In a nutshell: The business world needs professionals who can focus on the issues beyond the numbers.
If you’re in business, there is no way around the numbers. They allow you to measure progress, make informed decisions and report achievements to stakeholders. But, just because numbers aren’t your thing, doesn’t mean you can’t contribute to the financial conversation.
Here’s how, as a non-numbers person, you can have a seat at the table:
Data doesn’t tell the whole story, and you can fill in the blanks. One of the skills you can contribute is putting the state of the financial situation into context. By applying big-picture thinking, you’ll be able to discern what forces are leading to an increase in expenses or decrease in revenue, for example. Crunching the numbers isn’t what leads to a figuring out a strategy to achieve ideal results; it’s analyzing the data and understanding what’s going on in the company or the industry that’s causing the shift.
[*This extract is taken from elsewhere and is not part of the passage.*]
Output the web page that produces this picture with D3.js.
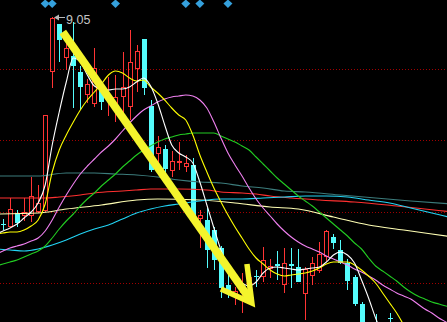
<!DOCTYPE html>
<html>
<head>
<meta charset="utf-8">
<script src="https://cdn.jsdelivr.net/npm/d3@7/dist/d3.min.js"></script>
<style>
  html, body { margin: 0; padding: 0; background: #000; overflow: hidden; }
  svg { display: block; }
</style>
</head>
<body>
<div id="chart"></div>
<script>
// 1: DATA (prices)
const opens  = [8.015, 8.005, 8.07, 8.06, 8.06, 8.08, 8.085, 8.78, 9.015, 8.85, 8.855, 8.775, 8.665, 8.62, 8.69, 8.635, 8.6, 8.655, 8.605, 8.795, 8.94, 8.605, 8.37, 8.39, 8.285, 8.325, 8.305, 8.31, 8.045, 8.035, 7.985, 7.895, 7.71, 7.66, 7.675, 7.735, 7.755, 7.755, 7.795, 7.815, 7.715, 7.815, 7.8, 7.67, 7.76, 7.785, 7.855, 7.95, 7.885, 7.82, 7.75, 7.615, 7.495, 7.525, 7.46, 7.545];
const highs  = [8.04, 8.145, 8.085, 8.145, 8.25, 8.21, 8.56, 9.05, 9.015, 8.925, 9.025, 8.805, 8.74, 8.895, 8.71, 8.75, 8.76, 8.875, 8.985, 8.91, 8.94, 8.635, 8.455, 8.41, 8.38, 8.425, 8.36, 8.345, 8.085, 8.095, 8.0, 7.905, 7.76, 7.7, 7.77, 7.755, 7.785, 7.9, 7.84, 7.88, 7.895, 7.895, 7.89, 7.8, 7.85, 7.925, 7.985, 7.965, 7.935, 7.84, 7.76, 7.625, 7.505, 7.565, 7.485, 7.57];
const lows   = [7.985, 8.005, 8.0, 8.03, 8.025, 8.07, 8.075, 8.695, 8.825, 8.785, 8.595, 8.585, 8.62, 8.6, 8.585, 8.555, 8.525, 8.535, 8.535, 8.675, 8.66, 8.275, 8.275, 8.27, 8.25, 8.285, 8.275, 8.02, 7.895, 7.795, 7.785, 7.645, 7.645, 7.61, 7.57, 7.65, 7.7, 7.725, 7.745, 7.735, 7.67, 7.695, 7.725, 7.535, 7.71, 7.77, 7.83, 7.89, 7.815, 7.685, 7.605, 7.465, 7.385, 7.41, 7.36, 7.495];
const closes = [8.012, 8.09, 8.02, 8.075, 8.155, 8.12, 8.56, 9.045, 8.935, 8.895, 8.805, 8.7, 8.715, 8.795, 8.625, 8.65, 8.65, 8.7, 8.825, 8.88, 8.695, 8.285, 8.4, 8.29, 8.33, 8.332, 8.32, 8.025, 8.06, 7.885, 7.835, 7.695, 7.675, 7.68, 7.695, 7.75, 7.752, 7.835, 7.805, 7.805, 7.82, 7.805, 7.725, 7.79, 7.82, 7.865, 7.98, 7.92, 7.82, 7.73, 7.615, 7.485, 7.41, 7.435, 7.385, 7.54];

// short moving averages, one value per candle, first value at index -1
const ma5 = [7.965, 7.98, 7.995, 8.015, 8.045, 8.075, 8.12, 8.21, 8.41, 8.575, 8.725, 8.845, 8.825, 8.76, 8.705, 8.69, 8.685, 8.69, 8.69, 8.7, 8.725, 8.745, 8.705, 8.62, 8.51, 8.41, 8.37, 8.35, 8.32, 8.225, 8.11, 7.995, 7.885, 7.8, 7.745, 7.72, 7.705, 7.725, 7.77, 7.795, 7.8, 7.795, 7.79, 7.785, 7.79, 7.795, 7.8, 7.825, 7.86, 7.875, 7.86, 7.82, 7.735, 7.645, 7.545, 7.46, 7.385];
const ma10 = [7.965, 7.97, 7.975, 7.975, 7.985, 8.005, 8.035, 8.115, 8.275, 8.385, 8.46, 8.525, 8.585, 8.635, 8.675, 8.715, 8.76, 8.78, 8.77, 8.745, 8.73, 8.735, 8.7, 8.67, 8.635, 8.595, 8.56, 8.535, 8.46, 8.36, 8.275, 8.195, 8.125, 8.06, 8.0, 7.945, 7.89, 7.845, 7.815, 7.785, 7.765, 7.755, 7.76, 7.765, 7.77, 7.78, 7.795, 7.815, 7.825, 7.825, 7.825, 7.81, 7.785, 7.755, 7.72, 7.67, 7.62, 7.57, 7.51];
const ma20 = [7.865, 7.88, 7.895, 7.905, 7.915, 7.93, 7.945, 7.98, 8.035, 8.1, 8.16, 8.215, 8.265, 8.305, 8.34, 8.375, 8.405, 8.44, 8.48, 8.52, 8.555, 8.585, 8.605, 8.625, 8.64, 8.65, 8.655, 8.66, 8.655, 8.635, 8.595, 8.525, 8.445, 8.37, 8.31, 8.255, 8.195, 8.14, 8.095, 8.055, 8.015, 7.98, 7.95, 7.925, 7.905, 7.89, 7.875, 7.855, 7.84, 7.825, 7.81, 7.79, 7.775, 7.755, 7.735, 7.71, 7.69, 7.67, 7.655, 7.64, 7.615, 7.59, 7.57, 7.545, 7.525, 7.5];
const ma30 = [7.805, 7.815, 7.825, 7.835, 7.85, 7.865, 7.88, 7.905, 7.945, 7.99, 8.03, 8.065, 8.105, 8.14, 8.17, 8.205, 8.235, 8.265, 8.3, 8.33, 8.36, 8.385, 8.405, 8.425, 8.44, 8.45, 8.46, 8.465, 8.47, 8.47, 8.47, 8.47, 8.455, 8.44, 8.425, 8.405, 8.385, 8.35, 8.315, 8.28, 8.245, 8.215, 8.185, 8.155, 8.13, 8.105, 8.075, 8.045, 8.015, 7.985, 7.955, 7.92, 7.89, 7.845, 7.805, 7.78, 7.755, 7.73, 7.7, 7.675, 7.655, 7.64, 7.625, 7.615, 7.605, 7.6];

// long moving averages, [candle index, price]
const ma60 = [[-1, 7.89], [1, 7.885], [3, 7.88], [5, 7.89], [7, 7.91], [9, 7.935], [11, 7.965], [13, 7.99], [15, 8.01], [17, 8.04], [19, 8.07], [21, 8.09], [23, 8.105], [25, 8.115], [28, 8.13], [31, 8.14], [34, 8.14], [37, 8.145], [40, 8.15], [43, 8.155], [46, 8.155], [49, 8.15], [52, 8.135], [55, 8.12], [58, 8.095], [61, 8.07], [64, 8.045]];
const ma120 = [[-1, 8.145], [6, 8.145], [8, 8.15], [11, 8.16], [13, 8.17], [17, 8.18], [19, 8.185], [21, 8.19], [25, 8.19], [29, 8.185], [31, 8.175], [34, 8.17], [36, 8.165], [38, 8.155], [41, 8.145], [45, 8.135], [50, 8.125], [56, 8.105], [60, 8.09], [64, 8.075]];
const ma250 = [[-1, 8.255], [5, 8.255], [9, 8.27], [13, 8.27], [16, 8.265], [19, 8.26], [22, 8.25], [25, 8.235], [28, 8.225], [31, 8.22], [34, 8.205], [37, 8.195], [40, 8.18], [43, 8.175], [48, 8.16], [53, 8.145], [58, 8.13], [64, 8.115]];
const ma500 = [[-1, 8.065], [5, 8.07], [9, 8.09], [14, 8.11], [19, 8.135], [22, 8.14], [28, 8.135], [33, 8.12], [38, 8.1], [42, 8.09], [47, 8.05], [52, 8.01], [57, 7.985], [64, 7.95]];

const gridPrices = [8.79, 8.435, 8.075, 7.72];
const signalIdx = [6, 7, 16, 26, 28, 32];
const topLabel = { idx: 7, price: 9.05, text: "9.05" };
// trend arrow, [candle index, price]
const arrowShaft = [[8.5, 8.975], [35.1, 7.64]];
const arrowHead = [[34.7, 7.815], [35.4, 7.62], [31.0, 7.69]];

// 2: SETUP
const width = 447, height = 322;
const svg = d3.select("#chart").append("svg")
    .attr("width", width)
    .attr("height", height)
    .style("background", "#000");

const x = d3.scaleLinear().domain([0, 63]).range([3, 445.9]);
const y = d3.scaleLinear().domain([7.525, 9.135]).range([height, 0]);

// dotted grid
svg.selectAll(".grid")
    .data(gridPrices)
    .join("line")
    .attr("x1", 0).attr("x2", width)
    .attr("y1", d => Math.round(y(d)) + 0.5)
    .attr("y2", d => Math.round(y(d)) + 0.5)
    .attr("stroke", "#a00000")
    .attr("stroke-dasharray", "1,2");

// 3: CANDLES
const candles = opens.map((o, i) => ({ i, o, h: highs[i], l: lows[i], c: closes[i] }));
const cg = svg.append("g");
cg.selectAll("g.candle")
    .data(candles)
    .join("g")
    .attr("class", "candle")
    .each(function(d) {
        const g = d3.select(this);
        const cx = Math.round(x(d.i));
        const up = d.c >= d.o;
        const top = Math.round(y(Math.max(d.o, d.c)));
        const bot = Math.round(y(Math.min(d.o, d.c)));
        const hy = Math.round(y(d.h)), ly = Math.round(y(d.l));
        if (up) {
            const col = "#ff3434";
            if (hy < top) g.append("line").attr("x1", cx + 0.5).attr("x2", cx + 0.5).attr("y1", hy).attr("y2", top).attr("stroke", col);
            if (ly > bot) g.append("line").attr("x1", cx + 0.5).attr("x2", cx + 0.5).attr("y1", bot + 1).attr("y2", ly).attr("stroke", col);
            g.append("rect")
                .attr("x", cx - 1.5).attr("y", top + 0.5)
                .attr("width", 4).attr("height", Math.max(bot - top, 0))
                .attr("fill", "none").attr("stroke", col);
        } else {
            const col = "#54fcfc";
            g.append("line").attr("x1", cx + 0.5).attr("x2", cx + 0.5).attr("y1", hy).attr("y2", ly).attr("stroke", col);
            g.append("rect")
                .attr("x", cx - 2).attr("y", top)
                .attr("width", 5).attr("height", Math.max(bot - top, 1))
                .attr("fill", col);
        }
    });

// 4: MOVING AVERAGES
const line = d3.line()
    .x(d => x(d[0]))
    .y(d => y(d[1]))
    .curve(d3.curveMonotoneX);
const dense = arr => arr.map((v, k) => [k - 1, v]);

const maLines = [
    { pts: ma500, color: "#ffffb4" },
    { pts: ma250, color: "#3c7c7c" },
    { pts: ma120, color: "#ff3030" },
    { pts: ma60, color: "#22d4f4" },
    { pts: dense(ma30), color: "#22cc22" },
    { pts: dense(ma20), color: "#f080f0" },
    { pts: dense(ma10), color: "#ffff00" },
    { pts: dense(ma5), color: "#ffffff" }
];
svg.selectAll(".ma")
    .data(maLines)
    .join("path")
    .attr("class", "ma")
    .attr("d", d => line(d.pts))
    .attr("fill", "none")
    .attr("stroke", d => d.color)
    .attr("stroke-width", 1.1);

// 5: SIGNAL DIAMONDS
svg.selectAll(".sig")
    .data(signalIdx)
    .join("path")
    .attr("d", d => {
        const cx = x(d);
        return `M${cx},-0.5 L${cx + 4.5},3.5 L${cx},8 L${cx - 4.5},3.5 Z`;
    })
    .attr("fill", "#35a0dc");

// high price label
const lx = Math.round(x(topLabel.idx)), ly = Math.round(y(topLabel.price)) + 0.5;
svg.append("line")
    .attr("x1", lx + 4).attr("x2", lx + 13)
    .attr("y1", ly).attr("y2", ly)
    .attr("stroke", "#b8b8b8");
svg.append("path")
    .attr("d", `M${lx + 2},${ly} L${lx + 7},${ly - 3} L${lx + 7},${ly + 3} Z`)
    .attr("fill", "#b8b8b8");
svg.append("text")
    .attr("x", lx + 14)
    .attr("y", ly + 6)
    .attr("fill", "#c4c4c4")
    .style("font-family", "'Liberation Sans', Arial, sans-serif")
    .style("font-size", "12.5px")
    .text(topLabel.text);

// 6: TREND ARROW
const straight = d3.line().x(d => x(d[0])).y(d => y(d[1]));
svg.append("path")
    .attr("d", straight(arrowShaft))
    .attr("fill", "none")
    .attr("stroke", "#f4f42c")
    .attr("stroke-width", 8);
svg.append("path")
    .attr("d", straight(arrowHead))
    .attr("fill", "none")
    .attr("stroke", "#f4f42c")
    .attr("stroke-width", 5.5)
    .attr("stroke-linejoin", "miter");
</script>
</body>
</html>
According to an article written by Adam Weinberg, President of Denison University, that appeared on HuffPost, “Data Analytics and the Liberal Arts,” framing questions is an important role for a non-numbers person. Often, people are asking the wrong questions. And if they get the question wrong, the answer is irrelevant. Your perspective can lend insight into what questions stakeholders should be asking and not only answering them, but also coming up with solutions to reach organizational goals.
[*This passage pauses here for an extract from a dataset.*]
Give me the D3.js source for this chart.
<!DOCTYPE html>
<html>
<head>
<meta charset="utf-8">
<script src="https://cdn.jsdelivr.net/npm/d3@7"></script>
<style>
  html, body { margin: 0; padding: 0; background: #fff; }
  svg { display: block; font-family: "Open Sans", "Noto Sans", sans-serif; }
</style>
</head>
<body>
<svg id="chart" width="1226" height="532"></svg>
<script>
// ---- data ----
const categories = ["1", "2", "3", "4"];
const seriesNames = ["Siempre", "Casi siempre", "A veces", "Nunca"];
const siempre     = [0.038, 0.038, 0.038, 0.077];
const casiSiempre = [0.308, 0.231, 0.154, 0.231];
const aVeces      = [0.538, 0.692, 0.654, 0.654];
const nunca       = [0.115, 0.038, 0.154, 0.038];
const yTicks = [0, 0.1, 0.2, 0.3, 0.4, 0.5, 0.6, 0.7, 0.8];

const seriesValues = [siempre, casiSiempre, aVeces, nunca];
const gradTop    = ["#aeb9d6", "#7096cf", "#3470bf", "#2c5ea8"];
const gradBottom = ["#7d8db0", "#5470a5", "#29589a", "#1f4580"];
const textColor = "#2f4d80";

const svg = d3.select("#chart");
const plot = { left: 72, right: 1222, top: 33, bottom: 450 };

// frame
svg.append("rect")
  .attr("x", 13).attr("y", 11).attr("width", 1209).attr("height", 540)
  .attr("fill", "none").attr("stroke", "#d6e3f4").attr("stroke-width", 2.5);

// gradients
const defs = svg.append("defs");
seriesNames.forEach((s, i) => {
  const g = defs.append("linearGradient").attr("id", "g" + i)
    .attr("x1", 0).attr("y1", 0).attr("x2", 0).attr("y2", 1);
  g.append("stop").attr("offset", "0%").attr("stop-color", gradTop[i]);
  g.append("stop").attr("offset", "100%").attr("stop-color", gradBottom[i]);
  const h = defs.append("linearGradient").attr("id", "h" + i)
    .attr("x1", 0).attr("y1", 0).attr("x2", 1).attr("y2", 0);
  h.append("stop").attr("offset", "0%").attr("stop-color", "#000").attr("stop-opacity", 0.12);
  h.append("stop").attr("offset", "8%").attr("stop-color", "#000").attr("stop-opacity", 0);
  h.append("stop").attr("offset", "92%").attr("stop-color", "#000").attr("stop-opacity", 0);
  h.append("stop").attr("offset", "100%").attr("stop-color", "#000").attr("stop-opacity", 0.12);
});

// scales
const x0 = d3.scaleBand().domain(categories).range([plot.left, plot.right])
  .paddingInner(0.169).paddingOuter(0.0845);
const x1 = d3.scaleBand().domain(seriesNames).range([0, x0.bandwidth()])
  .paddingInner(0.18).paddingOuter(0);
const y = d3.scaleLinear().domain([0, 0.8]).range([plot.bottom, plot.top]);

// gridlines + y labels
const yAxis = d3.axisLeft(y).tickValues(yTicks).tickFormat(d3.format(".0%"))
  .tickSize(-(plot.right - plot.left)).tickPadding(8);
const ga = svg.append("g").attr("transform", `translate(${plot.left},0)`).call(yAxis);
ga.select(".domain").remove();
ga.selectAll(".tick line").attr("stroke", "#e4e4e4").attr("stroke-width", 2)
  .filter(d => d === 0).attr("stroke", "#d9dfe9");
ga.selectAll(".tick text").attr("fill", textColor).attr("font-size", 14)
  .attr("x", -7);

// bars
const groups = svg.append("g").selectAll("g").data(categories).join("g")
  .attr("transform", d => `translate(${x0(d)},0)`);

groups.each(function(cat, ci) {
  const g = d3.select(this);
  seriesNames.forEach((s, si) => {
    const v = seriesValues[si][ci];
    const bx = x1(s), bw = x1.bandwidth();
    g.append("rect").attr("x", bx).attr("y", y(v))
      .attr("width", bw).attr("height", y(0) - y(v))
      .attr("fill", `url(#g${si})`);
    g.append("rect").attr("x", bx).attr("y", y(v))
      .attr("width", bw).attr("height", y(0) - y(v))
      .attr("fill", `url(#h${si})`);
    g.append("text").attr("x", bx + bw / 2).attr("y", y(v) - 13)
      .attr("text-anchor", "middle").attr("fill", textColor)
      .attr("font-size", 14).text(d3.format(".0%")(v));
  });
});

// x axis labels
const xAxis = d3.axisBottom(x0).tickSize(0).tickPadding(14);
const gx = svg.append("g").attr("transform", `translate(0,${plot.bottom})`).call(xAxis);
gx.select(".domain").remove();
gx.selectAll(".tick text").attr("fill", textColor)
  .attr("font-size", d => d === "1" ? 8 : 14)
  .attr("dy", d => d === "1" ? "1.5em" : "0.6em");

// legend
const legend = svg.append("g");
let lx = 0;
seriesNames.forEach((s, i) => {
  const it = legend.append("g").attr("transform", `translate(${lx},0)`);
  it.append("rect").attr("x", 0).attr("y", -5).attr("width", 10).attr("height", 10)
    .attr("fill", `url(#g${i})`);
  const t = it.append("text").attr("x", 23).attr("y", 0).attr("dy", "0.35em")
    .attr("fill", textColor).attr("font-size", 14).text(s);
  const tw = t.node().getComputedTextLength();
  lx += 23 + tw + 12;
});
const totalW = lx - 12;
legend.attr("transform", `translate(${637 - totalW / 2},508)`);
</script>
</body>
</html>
You don’t need to be a lawyer to know the difference between right and wrong. But people driven by data and maximizing revenue or profit may be focused on the numbers alone and find themselves in an unethical predicament. Your perspective may be able to stop them before they’ve gone too far. An article that comes from Florida Tech, “3 Frameworks for Ethical Decision Making,” details ways you can consider if something is ethical or not. One of the best-known methods is the Blanchard-Peale Framework that instructs you ask yourself:
- Is it legal?
- Is it fair?
- How does it make me feel?
Take the 2008 housing bubble as an example: The New York Times reported that in mid-2004, the CEO of Freddie Mac received a memo from the company’s former chief risk officer warning him that financing risk-laden loans was threatening the company’s financial stability. He wrote these loans “would likely pose an enormous financial and reputational risk to the company and the country.” But the warning was ignored by the CEO and two dozen other high-ranking executives. Sometimes watching short-term positive financial gains can cloud ethical decision-making. Don’t let it!
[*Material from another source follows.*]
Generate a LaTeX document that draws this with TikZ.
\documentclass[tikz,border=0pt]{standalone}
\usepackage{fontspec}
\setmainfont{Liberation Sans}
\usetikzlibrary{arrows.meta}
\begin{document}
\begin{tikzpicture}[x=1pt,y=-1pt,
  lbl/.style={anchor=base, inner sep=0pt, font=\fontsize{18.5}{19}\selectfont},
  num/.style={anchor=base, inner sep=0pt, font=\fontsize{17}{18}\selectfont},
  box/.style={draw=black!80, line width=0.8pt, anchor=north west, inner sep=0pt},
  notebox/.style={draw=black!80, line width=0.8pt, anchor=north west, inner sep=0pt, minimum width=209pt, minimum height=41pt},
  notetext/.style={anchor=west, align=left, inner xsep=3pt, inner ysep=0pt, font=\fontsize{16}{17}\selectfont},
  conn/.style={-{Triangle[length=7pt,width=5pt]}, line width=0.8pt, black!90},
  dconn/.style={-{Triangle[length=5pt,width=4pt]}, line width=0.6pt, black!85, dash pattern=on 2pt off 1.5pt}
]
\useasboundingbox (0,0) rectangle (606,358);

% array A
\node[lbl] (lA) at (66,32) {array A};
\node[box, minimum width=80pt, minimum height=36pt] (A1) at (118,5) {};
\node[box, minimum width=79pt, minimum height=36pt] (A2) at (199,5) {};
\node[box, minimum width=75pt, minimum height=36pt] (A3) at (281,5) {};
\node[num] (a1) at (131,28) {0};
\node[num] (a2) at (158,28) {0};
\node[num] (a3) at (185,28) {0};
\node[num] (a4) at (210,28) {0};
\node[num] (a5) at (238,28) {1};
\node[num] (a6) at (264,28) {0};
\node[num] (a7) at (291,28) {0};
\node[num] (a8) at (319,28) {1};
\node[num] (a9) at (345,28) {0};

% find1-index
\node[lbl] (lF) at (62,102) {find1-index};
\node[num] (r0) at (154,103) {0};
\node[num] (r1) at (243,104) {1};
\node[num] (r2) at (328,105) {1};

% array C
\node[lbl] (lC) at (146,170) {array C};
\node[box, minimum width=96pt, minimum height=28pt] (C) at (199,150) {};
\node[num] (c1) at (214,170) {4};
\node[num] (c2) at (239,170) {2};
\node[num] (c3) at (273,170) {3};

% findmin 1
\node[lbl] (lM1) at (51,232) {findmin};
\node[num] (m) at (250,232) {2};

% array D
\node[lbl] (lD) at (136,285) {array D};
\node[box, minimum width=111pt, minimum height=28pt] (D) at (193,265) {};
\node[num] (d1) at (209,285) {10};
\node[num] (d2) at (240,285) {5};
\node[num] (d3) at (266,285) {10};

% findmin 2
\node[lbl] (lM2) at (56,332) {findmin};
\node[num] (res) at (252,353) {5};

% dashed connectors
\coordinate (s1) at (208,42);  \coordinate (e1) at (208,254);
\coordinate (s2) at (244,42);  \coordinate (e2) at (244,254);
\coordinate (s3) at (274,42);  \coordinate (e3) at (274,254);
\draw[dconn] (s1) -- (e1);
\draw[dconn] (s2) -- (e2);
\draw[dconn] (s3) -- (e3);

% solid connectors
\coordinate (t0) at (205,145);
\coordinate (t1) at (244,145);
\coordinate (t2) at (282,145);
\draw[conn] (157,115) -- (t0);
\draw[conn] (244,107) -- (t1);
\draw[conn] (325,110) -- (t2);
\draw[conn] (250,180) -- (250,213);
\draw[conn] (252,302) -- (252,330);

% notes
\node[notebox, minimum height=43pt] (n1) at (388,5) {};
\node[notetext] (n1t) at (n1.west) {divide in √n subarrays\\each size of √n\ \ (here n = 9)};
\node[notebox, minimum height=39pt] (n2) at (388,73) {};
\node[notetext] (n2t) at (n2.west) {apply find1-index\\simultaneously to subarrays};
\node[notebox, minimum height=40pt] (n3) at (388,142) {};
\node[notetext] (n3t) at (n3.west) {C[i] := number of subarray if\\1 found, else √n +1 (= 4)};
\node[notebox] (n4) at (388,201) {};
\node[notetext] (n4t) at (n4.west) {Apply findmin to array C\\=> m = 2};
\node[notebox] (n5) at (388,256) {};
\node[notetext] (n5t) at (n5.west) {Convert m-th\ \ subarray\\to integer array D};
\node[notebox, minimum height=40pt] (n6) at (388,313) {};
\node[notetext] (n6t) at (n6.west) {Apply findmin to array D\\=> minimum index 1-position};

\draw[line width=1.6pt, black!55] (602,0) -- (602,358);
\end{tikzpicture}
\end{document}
If you’ve so much as glanced at an income statement, you know the numbers aren’t always user-friendly. You have the ability to put yourself in the shoes of the wider audience and discern the financial takeaways. Warren Buffett, in the preface of the SEC’s “A Plain English Handbook: How to Create Clear SEC Disclosure Documents,” provides this tip:
“Write with a specific person in mind. When writing Berkshire Hathaway’s annual report, I pretend that I’m talking to my sisters. I have no trouble picturing them: Though highly intelligent, they are not experts in accounting or finance. They will understand plain English, but jargon may puzzle them.”
He goes on to say there must be a genuine desire to inform. And eludes to the fact that some companies hide behind the numbers because they don’t understand what’s really going on internally – and externally – or they want to obfuscate the truth. As someone with business savvy and operational knowledge, you can lend truthful insight.
As you contribute to the financial conversation, you may lack confidence without the formal knowledge. But, remember that bringing a different perspective is valuable to the decision-making process. A lack of diversity in experience and thought can lead to a dark place.